- **Directive**
Quote the whole listing word for word. Do not include the pictures.

- **Data provided**
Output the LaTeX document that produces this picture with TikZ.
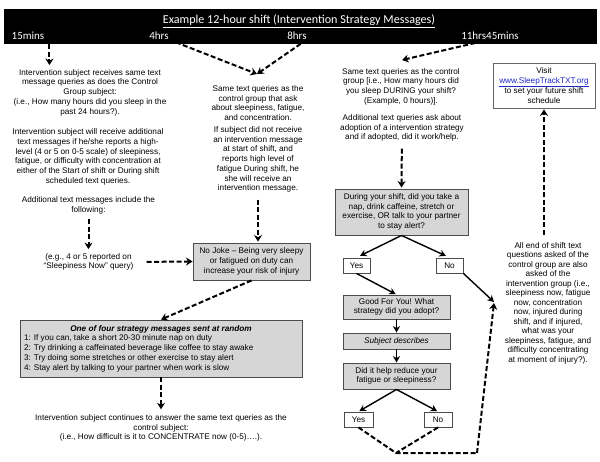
\documentclass[tikz,border=0pt]{standalone}
\usepackage{fontspec}
\setmainfont{Liberation Sans}
\newfontfamily\calfont{Carlito}
\usetikzlibrary{arrows.meta}
\definecolor{boxgray}{gray}{0.84}
\definecolor{linkblue}{RGB}{30,40,200}
\begin{document}
\begin{tikzpicture}[x=1pt,y=-1pt,
  txt/.style={align=center, font=\fontsize{8.2}{9.7}\selectfont, inner sep=0pt},
  gbox/.style={draw=black!70, fill=boxgray, line width=0.9pt, align=center, inner sep=1pt,
     font=\fontsize{8.2}{9.7}\selectfont},
  wbox/.style={draw=black!70, fill=white, line width=0.9pt, align=center, inner sep=1pt,
     font=\fontsize{8.2}{9.7}\selectfont},
  banlabel/.style={text=white, font=\calfont\fontsize{11}{12}\selectfont, inner sep=0pt},
  darr/.style={-{Stealth[length=6.5pt,width=8pt]}, line width=2pt, dash pattern=on 5pt off 2.5pt},
  dline/.style={line width=2pt, dash pattern=on 5pt off 2.5pt},
  sarr/.style={-{Stealth[length=6.5pt,width=7pt]}, line width=1.4pt},
]
\useasboundingbox (0,0) rectangle (600,462);

% banner
\node[fill=black, minimum width=593pt, minimum height=35pt, inner sep=0pt] (banner) at (300.5,26.5) {};
\node[banlabel, font=\calfont\fontsize{12.1}{13}\selectfont] (title) at (299,21) {\underline{Example 12-hour shift (Intervention Strategy Messages)}};
\node[banlabel] (t1) at (28,35.5) {15mins};
\node[banlabel] (t2) at (159,35.5) {4hrs};
\node[banlabel] (t3) at (297,35.5) {8hrs};
\node[banlabel] (t4) at (490,35.5) {11hrs45mins};

% left column
\node[txt] (L1) at (90,92.5) {Intervention subject receives same text\\message queries as does the Control\\Group subject:\\(i.e., How many hours did you sleep in the\\past 24 hours?).};
\node[txt] (L2) at (88,157) {Intervention subject will receive additional\\text messages if he/she reports a high-\\level (4 or 5 on 0-5 scale) of sleepiness,\\fatigue, or difficulty with concentration at\\either of the Start of shift or During shift\\scheduled text queries.};
\node[txt] (L3) at (88.5,205.5) {Additional text messages include the\\following:};
\node[txt] (L4) at (88.5,262) {(e.g., 4 or 5 reported on\\``Sleepiness Now'' query)};

% middle column
\node[txt] (M1) at (258,103) {Same text queries as the\\control group that ask\\about sleepiness, fatigue,\\and concentration.};
\node[txt] (M2) at (258,159.5) {If subject did not receive\\an intervention message\\at start of shift, and\\reports high level of\\fatigue During shift, he\\she will receive an\\intervention message.};
\node[gbox, minimum width=117pt, minimum height=37pt] (nojoke) at (251.5,261.5) {No Joke -- Being very sleepy\\or fatigued on duty can\\increase your risk of injury};

\node[gbox, minimum width=282pt, minimum height=57pt, align=left] (strat) at (161,348.5)
  {\makebox[274pt][c]{\bfseries\itshape One of four strategy messages sent at random}\\
   1: If you can, take a short 20-30 minute nap on duty\\
   2: Try drinking a caffeinated beverage like coffee to stay awake\\
   3: Try doing some stretches or other exercise to stay alert\\
   4: Stay alert by talking to your partner when work is slow};
\node[txt] (L5) at (161,428) {Intervention subject continues to answer the same text queries as the\\control subject:\\(i.e., How difficult is it to CONCENTRATE now (0-5)\dots.).};

% right-middle column
\node[txt] (R1) at (401,86.5) {Same text queries as the control\\group [i.e., How many hours did\\you sleep DURING your shift?\\(Example, 0 hours)].};
\node[txt] (R2) at (402,128) {Additional text queries ask about\\adoption of a intervention strategy\\and if adopted, did it work/help.};
\node[gbox, minimum width=133pt, minimum height=46pt] (Q1) at (401.5,212) {During your shift, did you take a\\nap, drink caffeine, stretch or\\exercise, OR talk to your partner\\to stay alert?};
\node[wbox, minimum width=27pt, minimum height=15pt] (yes1) at (356.5,265.5) {Yes};
\node[wbox, minimum width=27pt, minimum height=15pt] (no1) at (449.5,265.5) {No};
\node[gbox, minimum width=107pt, minimum height=24pt] (good) at (396.5,307) {Good For You! What\\strategy did you adopt?};
\node[gbox, minimum width=107pt, minimum height=16pt, font=\fontsize{8.2}{9.7}\selectfont\itshape] (subj) at (396.5,341) {Subject describes};
\node[gbox, minimum width=107pt, minimum height=26pt] (did) at (396.5,376) {Did it help reduce your\\fatigue or sleepiness?};
\node[wbox, minimum width=29pt, minimum height=15pt] (yes2) at (358.5,419.5) {Yes};
\node[wbox, minimum width=28pt, minimum height=15pt] (no2) at (438,419.5) {No};

% right column
\node[draw=black!60, fill=white, line width=0.8pt, align=center, inner sep=1pt,
      font=\fontsize{8.2}{9.3}\selectfont, minimum width=102pt, minimum height=45pt] (visit) at (544,85.5)
  {Visit\\\textcolor{linkblue}{\underline{www.SleepTrackTXT.org}}\\to set your future shift\\schedule};
\node[txt, font=\fontsize{8.2}{9.5}\selectfont] (E) at (548,303) {All end of shift text\\questions asked of the\\control group are also\\asked of the\\intervention group (i.e.,\\sleepiness now, fatigue\\now, concentration\\now, injured during\\shift, and if injured,\\what was your\\sleepiness, fatigue, and\\difficulty concentrating\\at moment of injury?).};

% named free ends
\coordinate (m1) at (257,74);
\coordinate (r1) at (402,60);
\coordinate (conv) at (494,302);
\coordinate (join) at (396,453);
\coordinate (corner) at (477,453);

% connectors from banner
\draw[darr, shorten >=4pt] ([xshift=5pt]t1.east |- banner.south) -- ([xshift=5pt]t1.east |- L1.north);
\draw[darr] (t2.south east) -- (m1);
\draw[darr] (t3.south east) -- (m1);
\draw[darr] (t4.south) -- (r1);

% left flow
\draw[darr, shorten <=5pt, shorten >=4pt] (L3) -- (L4);
\draw[darr, shorten <=13pt] (L4.east) -- (nojoke.west);
\draw[darr, shorten <=7pt, shorten >=1pt] (M2) -- (M2 |- nojoke.north);
\draw[darr] (nojoke.south) -- (strat.north);
\draw[darr, shorten >=5pt] (strat.south) -- (L5.north);

% right flow
\draw[darr, shorten <=7pt, shorten >=1pt] (R2) -- (Q1.north);
\draw[sarr, shorten >=4pt] (Q1.south) -- (yes1.north);
\draw[sarr, shorten >=4pt] (Q1.south) -- (no1.north);
\draw[sarr, shorten >=1pt] (yes1.south) -- (good.north);
\draw[sarr] (no1.south east) -- (conv);
\draw[sarr] (good) -- (subj);
\draw[sarr] (subj) -- (did);
\draw[sarr, shorten >=1pt] (did.south) -- (yes2.north);
\draw[sarr, shorten >=1pt] (did.south) -- (no2.north);
\draw[dline] (yes2.south) -- (join) -- (corner);
\draw[dline] (no2.south) -- (join);
\draw[darr] (corner) -- ([yshift=-1pt]conv);
\draw[darr, shorten <=7pt, shorten >=1pt] (E.north -| visit.south) -- (visit.south);
\end{tikzpicture}
\end{document}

- **Reply**
Output the LaTeX document that produces this picture with TikZ.
\documentclass[tikz,border=0pt]{standalone}
\usepackage{fontspec}
\setmainfont{Liberation Sans}
\newfontfamily\calfont{Carlito}
\usetikzlibrary{arrows.meta}
\definecolor{boxgray}{gray}{0.84}
\definecolor{linkblue}{RGB}{30,40,200}
\begin{document}
\begin{tikzpicture}[x=1pt,y=-1pt,
  txt/.style={align=center, font=\fontsize{8.2}{9.7}\selectfont, inner sep=0pt},
  gbox/.style={draw=black!70, fill=boxgray, line width=0.9pt, align=center, inner sep=1pt,
     font=\fontsize{8.2}{9.7}\selectfont},
  wbox/.style={draw=black!70, fill=white, line width=0.9pt, align=center, inner sep=1pt,
     font=\fontsize{8.2}{9.7}\selectfont},
  banlabel/.style={text=white, font=\calfont\fontsize{11}{12}\selectfont, inner sep=0pt},
  darr/.style={-{Stealth[length=6.5pt,width=8pt]}, line width=2pt, dash pattern=on 5pt off 2.5pt},
  dline/.style={line width=2pt, dash pattern=on 5pt off 2.5pt},
  sarr/.style={-{Stealth[length=6.5pt,width=7pt]}, line width=1.4pt},
]
\useasboundingbox (0,0) rectangle (600,462);

% banner
\node[fill=black, minimum width=593pt, minimum height=35pt, inner sep=0pt] (banner) at (300.5,26.5) {};
\node[banlabel, font=\calfont\fontsize{12.1}{13}\selectfont] (title) at (299,21) {\underline{Example 12-hour shift (Intervention Strategy Messages)}};
\node[banlabel] (t1) at (28,35.5) {15mins};
\node[banlabel] (t2) at (159,35.5) {4hrs};
\node[banlabel] (t3) at (297,35.5) {8hrs};
\node[banlabel] (t4) at (490,35.5) {11hrs45mins};

% left column
\node[txt] (L1) at (90,92.5) {Intervention subject receives same text\\message queries as does the Control\\Group subject:\\(i.e., How many hours did you sleep in the\\past 24 hours?).};
\node[txt] (L2) at (88,157) {Intervention subject will receive additional\\text messages if he/she reports a high-\\level (4 or 5 on 0-5 scale) of sleepiness,\\fatigue, or difficulty with concentration at\\either of the Start of shift or During shift\\scheduled text queries.};
\node[txt] (L3) at (88.5,205.5) {Additional text messages include the\\following:};
\node[txt] (L4) at (88.5,262) {(e.g., 4 or 5 reported on\\``Sleepiness Now'' query)};

% middle column
\node[txt] (M1) at (258,103) {Same text queries as the\\control group that ask\\about sleepiness, fatigue,\\and concentration.};
\node[txt] (M2) at (258,159.5) {If subject did not receive\\an intervention message\\at start of shift, and\\reports high level of\\fatigue During shift, he\\she will receive an\\intervention message.};
\node[gbox, minimum width=117pt, minimum height=37pt] (nojoke) at (251.5,261.5) {No Joke -- Being very sleepy\\or fatigued on duty can\\increase your risk of injury};

\node[gbox, minimum width=282pt, minimum height=57pt, align=left] (strat) at (161,348.5)
  {\makebox[274pt][c]{\bfseries\itshape One of four strategy messages sent at random}\\
   1: If you can, take a short 20-30 minute nap on duty\\
   2: Try drinking a caffeinated beverage like coffee to stay awake\\
   3: Try doing some stretches or other exercise to stay alert\\
   4: Stay alert by talking to your partner when work is slow};
\node[txt] (L5) at (161,428) {Intervention subject continues to answer the same text queries as the\\control subject:\\(i.e., How difficult is it to CONCENTRATE now (0-5)\dots.).};

% right-middle column
\node[txt] (R1) at (401,86.5) {Same text queries as the control\\group [i.e., How many hours did\\you sleep DURING your shift?\\(Example, 0 hours)].};
\node[txt] (R2) at (402,128) {Additional text queries ask about\\adoption of a intervention strategy\\and if adopted, did it work/help.};
\node[gbox, minimum width=133pt, minimum height=46pt] (Q1) at (401.5,212) {During your shift, did you take a\\nap, drink caffeine, stretch or\\exercise, OR talk to your partner\\to stay alert?};
\node[wbox, minimum width=27pt, minimum height=15pt] (yes1) at (356.5,265.5) {Yes};
\node[wbox, minimum width=27pt, minimum height=15pt] (no1) at (449.5,265.5) {No};
\node[gbox, minimum width=107pt, minimum height=24pt] (good) at (396.5,307) {Good For You! What\\strategy did you adopt?};
\node[gbox, minimum width=107pt, minimum height=16pt, font=\fontsize{8.2}{9.7}\selectfont\itshape] (subj) at (396.5,341) {Subject describes};
\node[gbox, minimum width=107pt, minimum height=26pt] (did) at (396.5,376) {Did it help reduce your\\fatigue or sleepiness?};
\node[wbox, minimum width=29pt, minimum height=15pt] (yes2) at (358.5,419.5) {Yes};
\node[wbox, minimum width=28pt, minimum height=15pt] (no2) at (438,419.5) {No};

% right column
\node[draw=black!60, fill=white, line width=0.8pt, align=center, inner sep=1pt,
      font=\fontsize{8.2}{9.3}\selectfont, minimum width=102pt, minimum height=45pt] (visit) at (544,85.5)
  {Visit\\\textcolor{linkblue}{\underline{www.SleepTrackTXT.org}}\\to set your future shift\\schedule};
\node[txt, font=\fontsize{8.2}{9.5}\selectfont] (E) at (548,303) {All end of shift text\\questions asked of the\\control group are also\\asked of the\\intervention group (i.e.,\\sleepiness now, fatigue\\now, concentration\\now, injured during\\shift, and if injured,\\what was your\\sleepiness, fatigue, and\\difficulty concentrating\\at moment of injury?).};

% named free ends
\coordinate (m1) at (257,74);
\coordinate (r1) at (402,60);
\coordinate (conv) at (494,302);
\coordinate (join) at (396,453);
\coordinate (corner) at (477,453);

% connectors from banner
\draw[darr, shorten >=4pt] ([xshift=5pt]t1.east |- banner.south) -- ([xshift=5pt]t1.east |- L1.north);
\draw[darr] (t2.south east) -- (m1);
\draw[darr] (t3.south east) -- (m1);
\draw[darr] (t4.south) -- (r1);

% left flow
\draw[darr, shorten <=5pt, shorten >=4pt] (L3) -- (L4);
\draw[darr, shorten <=13pt] (L4.east) -- (nojoke.west);
\draw[darr, shorten <=7pt, shorten >=1pt] (M2) -- (M2 |- nojoke.north);
\draw[darr] (nojoke.south) -- (strat.north);
\draw[darr, shorten >=5pt] (strat.south) -- (L5.north);

% right flow
\draw[darr, shorten <=7pt, shorten >=1pt] (R2) -- (Q1.north);
\draw[sarr, shorten >=4pt] (Q1.south) -- (yes1.north);
\draw[sarr, shorten >=4pt] (Q1.south) -- (no1.north);
\draw[sarr, shorten >=1pt] (yes1.south) -- (good.north);
\draw[sarr] (no1.south east) -- (conv);
\draw[sarr] (good) -- (subj);
\draw[sarr] (subj) -- (did);
\draw[sarr, shorten >=1pt] (did.south) -- (yes2.north);
\draw[sarr, shorten >=1pt] (did.south) -- (no2.north);
\draw[dline] (yes2.south) -- (join) -- (corner);
\draw[dline] (no2.south) -- (join);
\draw[darr] (corner) -- ([yshift=-1pt]conv);
\draw[darr, shorten <=7pt, shorten >=1pt] (E.north -| visit.south) -- (visit.south);
\end{tikzpicture}
\end{document}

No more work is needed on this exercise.